It was no 838-vote nail-biter this time.
Incumbent Commissioner David "Hap" Clark easily withstood a challenge from Dan Tipton in Tuesday's Democratic primary for the County Commission District 5 seat.
Unlike 1992, when Clark defeated Tipton by a narrow 838 votes, Tuesday's primary was over early and offered little suspense.
None of the four Republican candidates for District 5 received a majority of the vote in the GOP primary, so the two candidates with the most votes _ James Hollingsworth and Ken Buck _ advance to the Oct. 1 runoff election.
Hollingsworth, however, garnered far more votes than Buck, nearly averting a runoff entirely.
The winner of the October runoff will face Clark in November's general election.
Clark, 74, praised Tipton for running a clean campaign. However, Clark said voters simply recognized him as a good incumbent.
"I'm glad I won," he said. "I thought it would be a lot closer than it was, like last time. I think I've done a good job in office. Everybody's criticized me. But I'm proud of my record."
Tipton, 44, who owns a carpeting and flooring business, blamed his loss on a poor voter turnout that hovered around 20 percent.
"I always thought I would need a heavy turnout to beat an incumbent," Tipton said. "If people are unhappy with an incumbent, they turn out at the polls. I was shocked they didn't do that this year."
Clark, who has served one term on the commission, had been widely criticized during the campaign by Tipton and Republicans alike. He has been faulted as being too laid back and uninvolved in government to be an effective leader.
Clark, however, has downplayed the criticisms, saying his quiet personality helped unite a once feuding commission.
Tipton criticized Clark for an eleventh-hour mailing that suggested Tipton did not have a clear agenda to protect Pasco's water resources.
"I think that last-minute mailer had an impact on the race," Tipton said. "I didn't have time to respond."
In fact, Clark has widely based his campaign on water issues, touting that he led the charge to hire water lobbyist H. Clyde Hobby and helped bring Gov. Lawton Chiles to Pasco to view the county's parched lakes and wetlands.
Clark, a Pasco native, is a retired educator who served as both a teacher and administrator in the Pasco school system. He owned a popular Port Richey restaurant before closing it late last year.
The GOP runoff will pit a political veteran _ former county commissioner Hollingsworth _ against a political newcomer who hasn't been active in party politics _ Buck.

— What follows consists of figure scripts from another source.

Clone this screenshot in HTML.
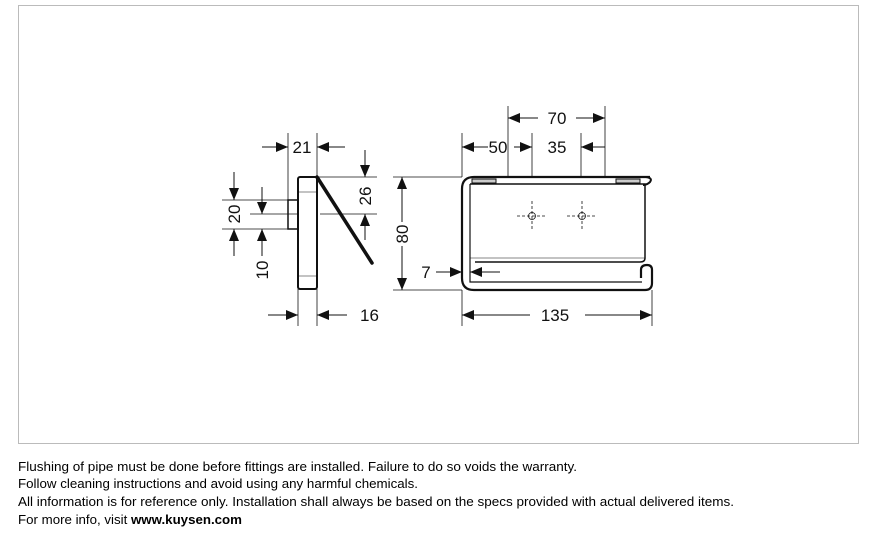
<!DOCTYPE html>
<html><head><meta charset="utf-8"><style>
html,body{margin:0;padding:0;background:#fff;}
svg{display:block}
.d{font-family:"Liberation Sans",sans-serif;font-size:17px;fill:#111}
.t{font-family:"Liberation Sans",sans-serif;font-size:13px;fill:#000}
</style></head><body>
<svg width="871" height="534" viewBox="0 0 871 534" xmlns="http://www.w3.org/2000/svg">
<defs>
<marker id="a" viewBox="0 0 12 10" refX="12" refY="5" markerWidth="12" markerHeight="10" markerUnits="userSpaceOnUse" orient="auto"><path d="M0,0 L12,5 L0,10 z" fill="#111"/></marker>
</defs>
<rect x="18.5" y="5.5" width="840" height="438" fill="none" stroke="#bbb" stroke-width="1"/>

<g stroke="#111" fill="none">
<!-- left view -->
<rect x="298" y="177" width="19" height="112" rx="2" stroke-width="2"/>
<line x1="298" y1="192" x2="317" y2="192" stroke-width="0.6"/>
<line x1="298" y1="276" x2="317" y2="276" stroke-width="0.6"/>
<rect x="288" y="200" width="10" height="29" stroke-width="1.5"/>
<line x1="317" y1="177" x2="372" y2="263" stroke-width="3.5" stroke-linecap="round"/>
<g stroke-width="0.8">
<line x1="288" y1="133" x2="288" y2="200"/><line x1="317" y1="133" x2="317" y2="177"/>
<line x1="317" y1="177" x2="377" y2="177"/><line x1="320" y1="214" x2="377" y2="214"/>
<line x1="222" y1="200" x2="288" y2="200"/><line x1="222" y1="229" x2="288" y2="229"/>
<line x1="250" y1="214" x2="298" y2="214"/>
<line x1="298" y1="289" x2="298" y2="326"/><line x1="317" y1="289" x2="317" y2="326"/>
</g>
<g stroke-width="1" marker-end="url(#a)">
<line x1="262" y1="147" x2="288" y2="147"/><line x1="345" y1="147" x2="317" y2="147"/>
<line x1="365" y1="150" x2="365" y2="177"/><line x1="365" y1="240" x2="365" y2="214"/>
<line x1="234" y1="172" x2="234" y2="200"/><line x1="234" y1="256" x2="234" y2="229"/>
<line x1="262" y1="187" x2="262" y2="214"/><line x1="262" y1="256" x2="262" y2="229"/>
<line x1="268" y1="315" x2="298" y2="315"/><line x1="347" y1="315" x2="317" y2="315"/>
</g>

<!-- right view -->
<path d="M650,177 L474,177 Q462,177 462,189 L462,278 Q462,290 474,290 L645,290 Q652,290 652,283 L652,270 Q652,265 647,265 Q641,265 641,270 L641,278" stroke-width="2.2"/>
<path d="M474,177 L646,177 Q653,178 650,182 Q647,185 643,185" stroke-width="2"/>
<path d="M470,184 L470,282 L642,282" stroke-width="1.2"/>
<path d="M470,184 L645,184 L645,258 Q645,262 640,262 L475,262" stroke-width="1.5"/>
<line x1="470" y1="258" x2="645" y2="258" stroke-width="0.6"/>
<rect x="472" y="179" width="24" height="4" stroke-width="1" fill="#ccc"/>
<rect x="616" y="179" width="24" height="4" stroke-width="1" fill="#ccc"/>
<g stroke-width="0.8" stroke-dasharray="3,2">
<line x1="517" y1="216" x2="547" y2="216"/><line x1="532" y1="201" x2="532" y2="231"/>
<line x1="567" y1="216" x2="597" y2="216"/><line x1="582" y1="201" x2="582" y2="231"/>
</g>
<circle cx="532" cy="216" r="3.5" stroke-width="0.8"/><circle cx="582" cy="216" r="3.5" stroke-width="0.8"/>
<g stroke-width="0.8">
<line x1="462" y1="133" x2="462" y2="177"/><line x1="508" y1="106" x2="508" y2="177"/>
<line x1="532" y1="133" x2="532" y2="177"/><line x1="581" y1="133" x2="581" y2="177"/>
<line x1="605" y1="106" x2="605" y2="177"/>
<line x1="393" y1="177" x2="462" y2="177"/><line x1="393" y1="290" x2="462" y2="290"/>
<line x1="462" y1="290" x2="462" y2="326"/><line x1="652" y1="290" x2="652" y2="326"/>
</g>
<g stroke-width="1" marker-end="url(#a)">
<line x1="488" y1="147" x2="462" y2="147"/><line x1="514" y1="147" x2="532" y2="147"/>
<line x1="605" y1="147" x2="581" y2="147"/>
<line x1="538" y1="118" x2="508" y2="118"/><line x1="576" y1="118" x2="605" y2="118"/>
<line x1="402" y1="222" x2="402" y2="177"/><line x1="402" y1="246" x2="402" y2="290"/>
<line x1="436" y1="272" x2="462" y2="272"/><line x1="500" y1="272" x2="470" y2="272"/>
<line x1="530" y1="315" x2="462" y2="315"/><line x1="585" y1="315" x2="652" y2="315"/>
</g>
</g>

<g class="d">
<text x="302" y="153" text-anchor="middle">21</text>
<text x="360" y="321">16</text>
<text transform="translate(371,196) rotate(-90)" text-anchor="middle">26</text>
<text transform="translate(240,214) rotate(-90)" text-anchor="middle">20</text>
<text transform="translate(268,270) rotate(-90)" text-anchor="middle">10</text>
<text transform="translate(408,234) rotate(-90)" text-anchor="middle">80</text>
<text x="557" y="124" text-anchor="middle">70</text>
<text x="498" y="153" text-anchor="middle">50</text>
<text x="557" y="153" text-anchor="middle">35</text>
<text x="426" y="278" text-anchor="middle">7</text>
<text x="555" y="321" text-anchor="middle">135</text>
</g>

<g class="t">
<text x="18" y="471" textLength="559" lengthAdjust="spacingAndGlyphs">Flushing of pipe must be done before fittings are installed. Failure to do so voids the warranty.</text>
<text x="18" y="488" textLength="400" lengthAdjust="spacingAndGlyphs">Follow cleaning instructions and avoid using any harmful chemicals.</text>
<text x="18" y="506" textLength="716" lengthAdjust="spacingAndGlyphs">All information is for reference only. Installation shall always be based on the specs provided with actual delivered items.</text>
<text x="18" y="524" textLength="224" lengthAdjust="spacingAndGlyphs">For more info, visit <tspan font-weight="bold">www.kuysen.com</tspan></text>
</g>
</svg>
</body></html>
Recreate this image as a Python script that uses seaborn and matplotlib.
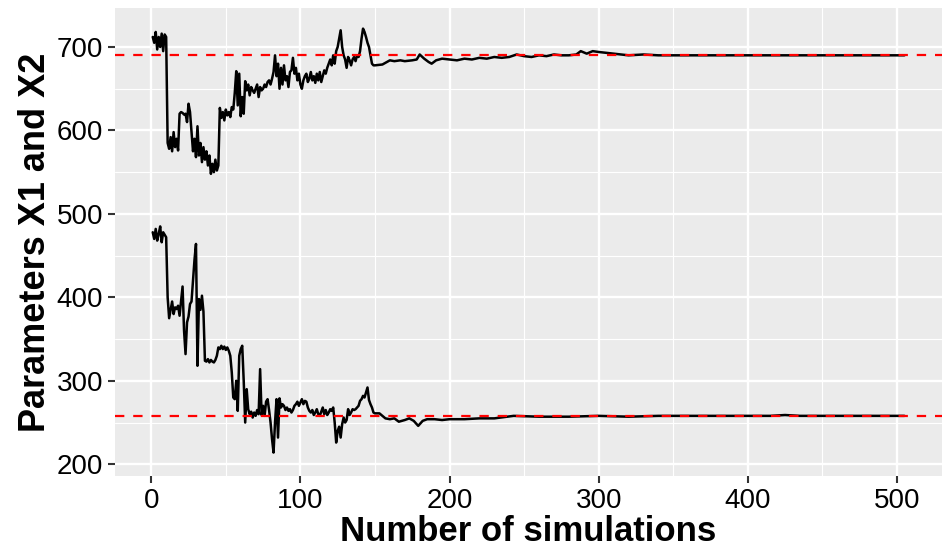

"He certainly came out of nowhere," Hollingsworth said. "I don't think anybody in the party heard of him before. But he's done a good job taking little catch phrases and turning it into a good campaign."
Buck, director of the Pasco Food Bank, has been widely credited with turning around that organization. He said, "I've been in this county for 17 years. I've hardly come out of nowhere."
Republican Earl Halle, who did not make the runoff, said he just couldn't overcome Hollingsworth:
"I didn't have the name recognition," he said. "And I sure didn't have the money."